Months after a 17-year, $34.5 million bond ask failed by the slimmest of margins, Bonneville trustees voted on Wednesday to put it back on the ballot in August.
The original measure, which would have funded a new elementary school and roof repairs and replacements, failed in May with 65.26% support — and about 66.67% was needed.
“I don’t think I have ever been more disappointed with a bond failure than I was with this one,” Trustee Chad Dance said at the time.
At their regular board meeting, trustees considered feedback from more than 1,100 district patrons (gathered via survey) about why some voted no, why some didn’t vote at all, and how the district should move forward.
After all, the neighboring Idaho Falls district saw its 10-year, $33 million plant facility levy pass in May with 70% support when only 55% was needed — and trustees wanted to know why there was such a vastly different outcome next door.
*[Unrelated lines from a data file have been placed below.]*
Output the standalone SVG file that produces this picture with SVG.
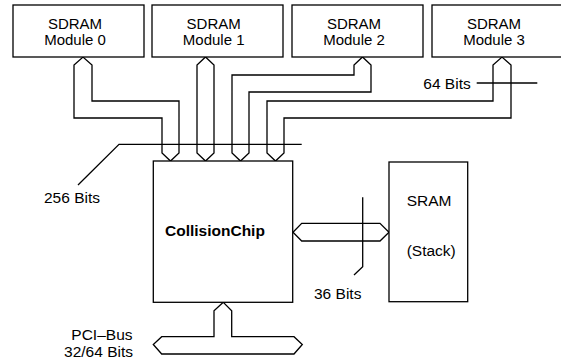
<svg xmlns="http://www.w3.org/2000/svg" width="561" height="363" viewBox="0 0 561 363">
<style>
.box{fill:#fff;stroke:#000;stroke-width:1.3}
.ln{fill:none;stroke:#000;stroke-width:1.3;stroke-linejoin:miter}
text{font-family:"Liberation Sans",Arial,sans-serif;font-size:15.5px;fill:#000}
.m{font-size:15px}
.c{text-anchor:middle}
.r{text-anchor:end}
</style>
<rect width="561" height="363" fill="#fff"/>
<g id="connectors">
<path class="ln" d="M74,118 V65 L83,57 L92,65 V101 H179 V153 L170.5,161 L162,153 V118 Z"/>
<path class="ln" d="M197,153 V65 L205.5,57 L214,65 V153 L205.5,161 Z"/>
<path class="ln" d="M232,153 V75 H354 V65 L362.5,57 L371,65 V92 H249 V153 L240.5,161 Z"/>
<path class="ln" d="M267,153 V101 H493 V65 L502,57 L511,65 V118 H284 V153 L275.5,161 Z"/>
<path class="ln" d="M293,232.3 L301.7,223.3 H380 L389,232.3 L380,241 H301.7 Z"/>
<path class="ln" d="M223.3,302.3 L214,310.7 V336.7 H161.7 L153.3,344.5 L161.7,354 H294 L302.3,344.5 L294,336.7 H231.7 V310.7 Z"/>
<path class="ln" d="M78,185 L119,144.3 H301.7"/>
<path class="ln" d="M476.7,83 H537.3"/>
<path class="ln" d="M362.7,197.3 V266.7 L354,275"/>
</g>
<g id="m0"><rect class="box" x="13" y="5" width="131" height="52"/><text class="c m" x="75" y="29">SDRAM</text><text class="c m" x="75" y="44.5">Module 0</text></g>
<g id="m1"><rect class="box" x="152" y="5" width="131" height="52"/><text class="c m" x="213.7" y="29">SDRAM</text><text class="c m" x="213.7" y="44.5">Module 1</text></g>
<g id="m2"><rect class="box" x="292" y="5" width="131" height="52"/><text class="c m" x="354" y="29">SDRAM</text><text class="c m" x="354" y="44.5">Module 2</text></g>
<g id="m3"><rect class="box" x="432" y="5" width="140" height="52"/><text class="c m" x="494" y="29">SDRAM</text><text class="c m" x="494" y="44.5">Module 3</text></g>
<g id="chip"><rect class="box" x="153.3" y="161" width="139.4" height="141.3"/><text x="165" y="235.7" font-weight="bold">CollisionChip</text></g>
<g id="sram"><rect class="box" x="389" y="162" width="78.7" height="139.7"/><text x="406.7" y="206">SRAM</text><text x="406.7" y="255.5">(Stack)</text></g>
<g id="labels">
<text x="44" y="203">256 Bits</text>
<text x="423.3" y="88.5">64 Bits</text>
<text x="314" y="299">36 Bits</text>
<text class="r" x="132.5" y="340">PCI–Bus</text>
<text class="r" x="133" y="356.5">32/64 Bits</text>
</g>
</svg>
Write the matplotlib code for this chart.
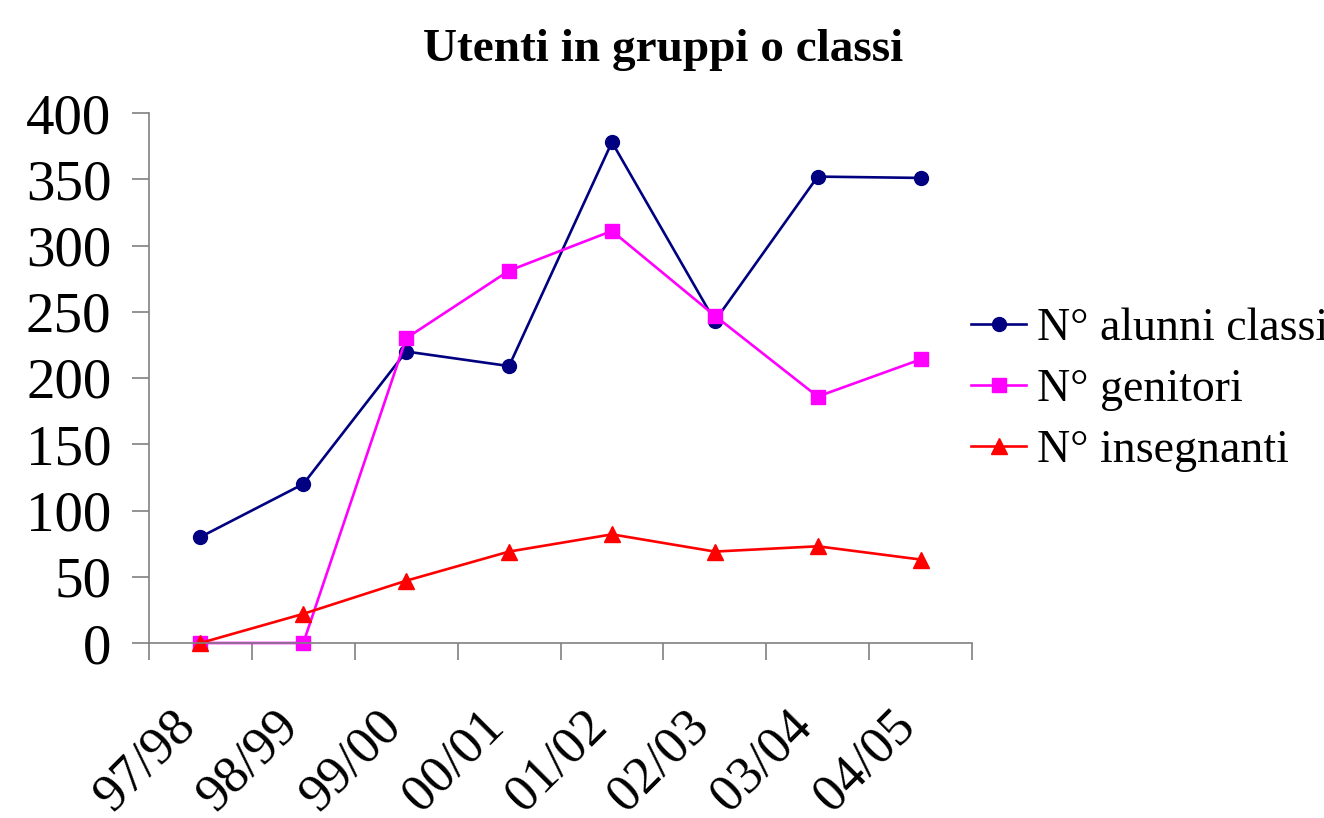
import numpy as np
import matplotlib
matplotlib.use("Agg")
import matplotlib.pyplot as plt
from matplotlib.transforms import ScaledTranslation

plt.rcParams['font.family'] = ['Liberation Serif', 'DejaVu Serif']

# data
anni = ["97/98", "98/99", "99/00", "00/01", "01/02", "02/03", "03/04", "04/05"]
alunni = [80, 120, 220, 209, 378, 243, 352, 351]
genitori = [0, 0, 230, 281, 311, 247, 186, 214]
insegnanti = [0, 22, 47, 69, 82, 69, 73, 63]

fig = plt.figure(figsize=(13.24, 8.18), dpi=100)
ax = fig.add_axes([149/1324, 1-643/818, (972-149)/1324, (643-113)/818])

x = np.arange(len(anni)) + 0.5
ax.plot(x, alunni, color="#000080", marker="o", ms=10, lw=1.9, label="N° alunni classi", clip_on=False)
ax.plot(x, genitori, color="#FF00FF", marker="s", ms=10, lw=1.9, label="N° genitori", clip_on=False)
ax.plot(x, insegnanti, color="#FF0000", marker="^", ms=11, lw=1.9, label="N° insegnanti", clip_on=False)

ax.set_xlim(0, len(anni))
ax.set_ylim(0, 400)
ax.set_yticks(range(0, 401, 50))
ax.tick_params(axis="y", labelsize=41, length=12, width=1.2, color="#808080", pad=15, direction="out")

# ticks at category boundaries, labels at centres
ax.set_xticks(np.arange(len(anni) + 1))
ax.set_xticklabels([])
ax.set_xticks(x, minor=True)
ax.set_xticklabels(anni, minor=True, rotation=45, ha="right", va="top",
                   rotation_mode="anchor", fontsize=38)
ax.tick_params(axis="x", which="major", length=12, width=1.2, color="#808080", direction="out")
ax.tick_params(axis="x", which="minor", length=0, pad=42)
shift = ScaledTranslation(-30/100, 0, fig.dpi_scale_trans)
for lab in ax.get_xticklabels(minor=True):
    lab.set_transform(lab.get_transform() + shift)

for s in ["top", "right"]:
    ax.spines[s].set_visible(False)
for s in ["left", "bottom"]:
    ax.spines[s].set_color("#808080")
    ax.spines[s].set_linewidth(1.2)

fig.text(663/1324, 1-50/818, "Utenti in gruppi o classi", ha="center", va="center",
         fontsize=34, fontweight="bold")

fig.legend(loc="center left", bbox_to_anchor=(971/1324, 1-390/818), frameon=False,
           fontsize=33, borderpad=0, borderaxespad=0, handlelength=1.2,
           handletextpad=0.25, labelspacing=0.4)

fig.savefig("out.png", dpi=100)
But Idaho Falls’ success didn’t come easily. The district first had to go through a record-breaking bond failure — preempted by organized community opposition — then pare back its ask significantly.
Second chances prospered in the last school election — Idaho Falls was one of six districts where voters approved bonds or levies months after they’d rejected them. But lawmakers have pushed back against “repeat” school elections, introducing legislation that would require districts to wait 11 months before putting bonds on the ballot again.
For now, districts like Bonneville are resorting to back-to-back elections to stave off more dire measures — like eliminating all-day kindergarten programs or implementing a hybrid learning schedule, both of which are on the table if the August bond fails.
Patron feedback: Why the bond failed and what to do next time
Before moving forward, trustees wanted to know why some voters were against the bond — so they asked.
Opponents’ top concerns: the increase to their taxes, a frustration with the state’s perceived underfunding of schools, and concerns that the district “mismanages funds and spends on unnecessary extras.”
For example, Bonneville Superintendent Scott Woolstenhulme said he often hears from patrons that the district’s new Thunder Ridge High School is “a very fancy school and overbuilt … that’s a prevailing theme.” The 250,000 square-foot, $63.5 million school opened in the fall of 2018.
Other reasons for voting “no” ranged from concerns about the new elementary school’s location to a feeling that new residents “should bear the burden of expansion.”
Patrons were supportive of another bond run
But when asked how to move forward, patrons’ most common response was to run another bond.
“But as we do that, we need to have efforts to increase awareness, educate the public and encourage voter participation,” Woolstenhulme told trustees.
After the May election, which saw only a 10% voter turnout, trustees were disheartened. Only about 3,000 people showed up to vote — out of 27,000 who were eligible to cast a ballot. They wondered if voters were unaware of the elections and where they were getting their information — so they asked.
Most (47%) said they were “somewhat informed,” while 29% said they were “very well informed” and 24% said they were not at all informed. And most (24%) got their information from newsletters sent by the district. Other top information sources were district texts, chats with friends and neighbors, and district social media channels.
District plans to increase communication efforts
Equipped with that information, the district plans to increase its advertising and communication efforts.
But, as one trustee pointed out, the election is on Aug. 29 and school starts the day before.
But Woolstenhulme said early football games and back to school events will give the district ample opportunity to spread the word. Plus, a fall school election might be ideal timing.
“People will be paying attention … that second day of school, school is going to be on people’s mind, where in May I think we’re all really, really busy,” he said.
What’s at stake: all-day kindergarten and an everyday, in-person schedule
Woolstenhulme said overcrowding at the district’s elementary schools make the new school a necessity. If the bond is not approved in August, the district may have to reduce or eliminate all-day kindergarten programs, suspend open enrollment at overcrowded schools, or bus new students to schools farther away form their neighborhoods. In fact, those measures are already in place at Iona Elementary, and would have to extend to other schools if the bond fails.
The district may also have to implement a hybrid learning schedule, so students essentially take turns getting in-person instruction in a school building.
“I hate these kinds of plans, but … we have to think realistically about what happens if we can’t get over that two-thirds threshold,” Woolstenhulme said.